Two of the worst planning mistakes you can make, Antil said, is not having enough food and not preparing for bad weather. She suggests a good size pop-up tent to stay dry rain or shine.
“You can stretch the food, and your dollar, by making things like Buffalo Chicken Dip or Pizza Dip in the Crock Pot, or Mexican Relish and Layered Mexican Dip. It is fun to serve them along with a ton of dippers like tortilla chips, pita chips, cubed fresh bread, bagel chips, Fritos, or even cut veggies,”Antil said.
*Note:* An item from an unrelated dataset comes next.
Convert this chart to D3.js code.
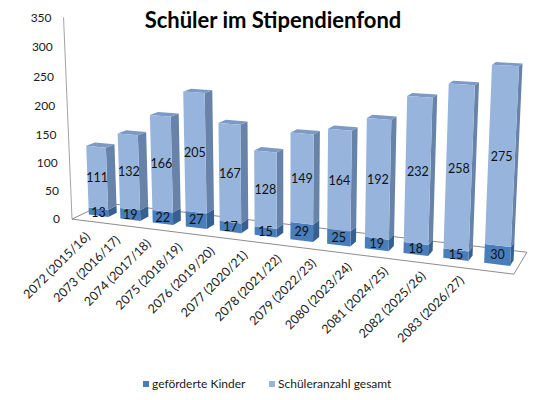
<!DOCTYPE html>
<html>
<head>
<meta charset="UTF-8">
<script src="https://cdnjs.cloudflare.com/ajax/libs/d3/7.8.5/d3.min.js"></script>
<style>
  body { margin: 0; background: #fff; }
  svg text { font-family: Lato, "Open Sans", sans-serif; }
</style>
</head>
<body>
<svg id="chart" width="544" height="400"></svg>
<script>
// data
var categories = ["2072 (2015/16)", "2073 (2016/17)", "2074 (2017/18)", "2075 (2018/19)",
  "2076 (2019/20)", "2077 (2020/21)", "2078 (2021/22)", "2079 (2022/23)",
  "2080 (2023/24)", "2081 (2024/25)", "2082 (2025/26)", "2083 (2026/27)"];
var gefoerdert = [13, 19, 22, 27, 17, 15, 29, 25, 19, 18, 15, 30];
var gesamt = [111, 132, 166, 205, 167, 128, 149, 164, 192, 232, 258, 275];
var yTicks = [0, 50, 100, 150, 200, 250, 300, 350];
var seriesNames = ["geförderte Kinder", "Schüleranzahl gesamt"];

// colours per series: front, side, top
var shades = [
  { front: "#4a7ebb", side: "#35608f", top: "#41709f" },
  { front: "#97b5dc", side: "#6883aa", top: "#7c9ac4" }
];

// 3d box: x in category units, y in world height, z depth (front = 0)
var W = 12, H = 5.5, D = 1.75;
var barZ0 = 0.55, barZ1 = 1.0;
var cam = { beta: 22, alpha: 12, dist: 27.7, f: 1096, ox: 285, oy: 133, target: [6, 2.75, 0.65] };

var x = d3.scaleBand().domain(categories).range([0, W]).paddingInner(0.38).paddingOuter(0.19);
var y = d3.scaleLinear().domain([0, 350]).range([0, H]);

function project(p) {
  var b = cam.beta * Math.PI / 180, a = cam.alpha * Math.PI / 180;
  var px = p[0] - cam.target[0], py = p[1] - cam.target[1], pz = p[2] - cam.target[2];
  var x1 = px * Math.cos(b) + pz * Math.sin(b);
  var z1 = pz * Math.cos(b) - px * Math.sin(b);
  var yc = py * Math.cos(a) + z1 * Math.sin(a);
  var zc = z1 * Math.cos(a) - py * Math.sin(a) + cam.dist;
  return [cam.ox + cam.f * x1 / zc, cam.oy - cam.f * yc / zc];
}

var line = d3.line().x(function(d) { return d[0]; }).y(function(d) { return d[1]; }).curve(d3.curveLinearClosed);
function face(pts) { return line(pts.map(project)); }

var svg = d3.select("#chart");

// floor
svg.append("path")
  .attr("d", face([[0, 0, 0], [W, 0, 0], [W, 0, D], [0, 0, D]]))
  .attr("fill", "none").attr("stroke", "#6e6e6e").attr("stroke-width", 0.8);

// value axis line on the front-left edge
var a0 = project([0, y(0), 0]), a1 = project([0, y(350), 0]);
svg.append("line")
  .attr("x1", a0[0]).attr("y1", a0[1]).attr("x2", a1[0]).attr("y2", a1[1])
  .attr("stroke", "#8c8c8c").attr("stroke-width", 0.8);

svg.append("g").selectAll("text").data(yTicks).join("text")
  .attr("x", function(d) { return project([0, y(d), 0])[0] - 12; })
  .attr("y", function(d) { return project([0, y(d), 0])[1]; })
  .attr("dy", "0.35em")
  .attr("text-anchor", "end")
  .attr("font-size", 12).attr("fill", "#1a1a1a")
  .text(function(d) { return d; });

// stacked segments
var segs = [];
categories.forEach(function(c, i) {
  var base = 0;
  [gefoerdert[i], gesamt[i]].forEach(function(v, s) {
    segs.push({ cat: c, s: s, v: v, y0: base, y1: base + v, last: s === 1 });
    base += v;
  });
});

var bars = svg.append("g");
segs.forEach(function(d) {
  var x0 = x(d.cat), x1 = x0 + x.bandwidth();
  var b = y(d.y0), t = y(d.y1);
  var g = bars.append("g");
  g.append("path").attr("d", face([[x1, b, barZ0], [x1, b, barZ1], [x1, t, barZ1], [x1, t, barZ0]]))
    .attr("fill", shades[d.s].side);
  if (d.last) {
    g.append("path").attr("d", face([[x0, t, barZ0], [x1, t, barZ0], [x1, t, barZ1], [x0, t, barZ1]]))
      .attr("fill", shades[d.s].top);
  }
  g.append("path").attr("d", face([[x0, b, barZ0], [x1, b, barZ0], [x1, t, barZ0], [x0, t, barZ0]]))
    .attr("fill", shades[d.s].front);
});

// value labels
svg.append("g").selectAll("text").data(segs).join("text")
  .attr("x", function(d) { return project([x(d.cat) + x.bandwidth() / 2, y((d.y0 + d.y1) / 2), barZ0])[0]; })
  .attr("y", function(d) { return project([x(d.cat) + x.bandwidth() / 2, y((d.y0 + d.y1) / 2), barZ0])[1]; })
  .attr("dy", "0.35em")
  .attr("text-anchor", "middle")
  .attr("font-size", 12.5).attr("fill", "#111")
  .text(function(d) { return d.v; });

// category labels, hung from the back edge of the floor
svg.append("g").selectAll("text").data(categories).join("text")
  .attr("transform", function(d) {
    var p = project([x(d) + x.bandwidth() / 2 - 1.26, 0, D]);
    return "translate(" + (p[0] + 8) + "," + (p[1] + 37) + ") rotate(-45)";
  })
  .attr("text-anchor", "end")
  .attr("font-size", 12.5).attr("fill", "#1a1a1a")
  .text(function(d) { return d; });

// title
svg.append("text")
  .attr("x", 273).attr("y", 28)
  .attr("text-anchor", "middle")
  .attr("font-size", 22).attr("font-weight", "bold").attr("fill", "#000")
  .text("Schüler im Stipendienfond");

// legend
var legend = svg.append("g").attr("transform", "translate(143,381)");
var li = legend.selectAll("g").data(seriesNames).join("g")
  .attr("transform", function(d, i) { return "translate(" + (i * 126) + ",0)"; });
li.append("rect").attr("width", 6).attr("height", 6)
  .attr("fill", function(d, i) { return shades[i].front; });
li.append("text").attr("x", 9).attr("y", 7)
  .attr("font-size", 12).attr("fill", "#1a1a1a")
  .text(function(d) { return d; });
</script>
</body>
</html>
Here are two recipes of favorites that Antil and Hodson enjoy serving at their parties:
HORSESHOE ONION SAUCE
Source: Mark Hodson of Centerville
Ingredients
2 vidalia onions, cut into slices
2 tablespoons vegetable oil
1/4 teaspoon cinnamon
2 tablespoons honey
1/2 teaspon chili powder
1/3 cup ketchup
1/2 cup water
1 1/2 teaspoon hot sauce
1/2 teaspoon kosher salt
1/4 teaspoon black pepper
Hot dogs
Buns
Instructions: Heat oil in a saucepan over medium heat. Add onions and saute until soft. Stir in cinnamon, honey, and chili powder and cook one minute. Add water, ketchup, hot sauce, salt and black pepper. Bring to a simmer and cook until thick, about 12 minutes. Transfer to a bowl and let it cool before serving. Spread the bottom of a bun with mustard, top with a grilled dog, add Horeshoe Onion Sauce.
BUFFALO CHICKEN MACARONI AND CHEESE
Source: Jana Antil of Springboro
Ingredients
Makes 6-8 servings. Double the ingredients for a party size amount.
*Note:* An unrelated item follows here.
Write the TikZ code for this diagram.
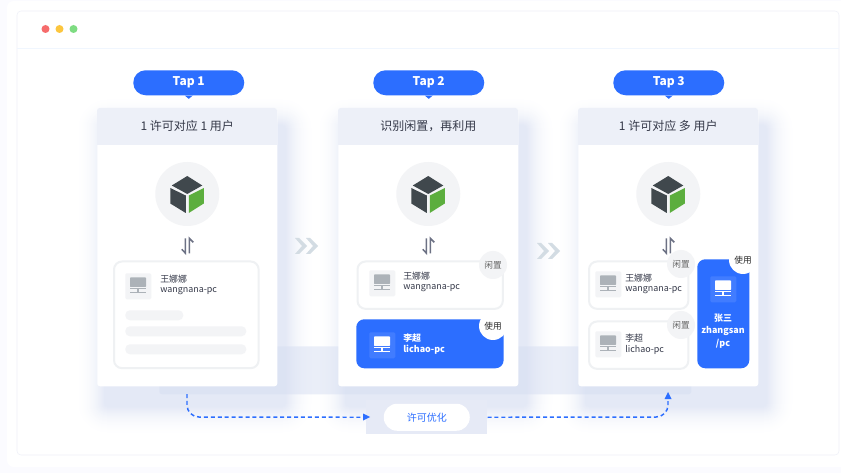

2 large chicken breasts, boiled and shredded
2 cups elbow whole grain macaroni
2 tablespoons butter
1/2 onion, finely chopped
2 cloves garlic, minced
2 tablespoons whole wheat flour
1 cup chicken broth
1/2 cup milk
1/4 cup Frank’s Red Hot Sauce
1/4 cup Frank’s Red Hot Buffalo Wing Sauce
1 teaspoon celery seed
6 ounces reduced-fat yellow sharp cheddar cheese, cut into thin slices
2/3 cup non-fat Greek yogurt
2 tablespoon light ranch dressing
3 tablespoons bread crumbs
1/4 cup parmesan cheese
1/4 cup reduced-fat crumbled blue cheese
Sprinkle of parsley
Instructions: Preheat oven to 350 degrees. In large pot of boiling water, cook macaroni as directed on package. Drain pasta and set aside with chicken. In a large saucepan over medium heat, add 1 tablespoon butter to pan. Sauté onions 5 minutes then add garlic to pan. Continue cooking for an additional 3 minutes. Remove onion and garlic and add to chicken and macaroni mixture. Add 1 tablespoon butter into same saucepan along with flour, cooking until flour becomes lightly brown, roughly 5 minutes. Whisk in chicken broth and milk. Add in hot sauce and buffalo sauce then bring to a slight boil until thick, about 5 minutes. Add celery seed and cheddar cheese, stirring until cheese is melted. Turn heat to low and stir in Greek yogurt and ranch dressing. Add chicken and pasta mixture to large baking dish. Pour in cheese sauce and lightly stir until combined. Sprinkle with bread crumbs and parmesan cheese. Place in oven, baking for 15 minutes. Broil on high for an additional 2-3 minutes. Remove baking dish from oven and sprinkle with parsley and blue cheese.
TAILGATING 101
Here’s a list of tailgating tips
1. Dress in team colors.
2. Plan your menu and do prep work a day or two before the game. Keep the menu simple and pack prepared food in disposable containers.
3. Make a list of the items you want to take along. Check off items as you pack. Pack paper products (plates, napkins, towels, forks, spoons, etc.) the night before. Remember such items as a small first-aid kid, trashbags, water and damp towels in resealable bags to clean hands and face.
4. Plan to arrive three to four hours early and stay one to two hours after the game.
5. Find a good spot to park. Park next to a grassy area or at the end of the parking row.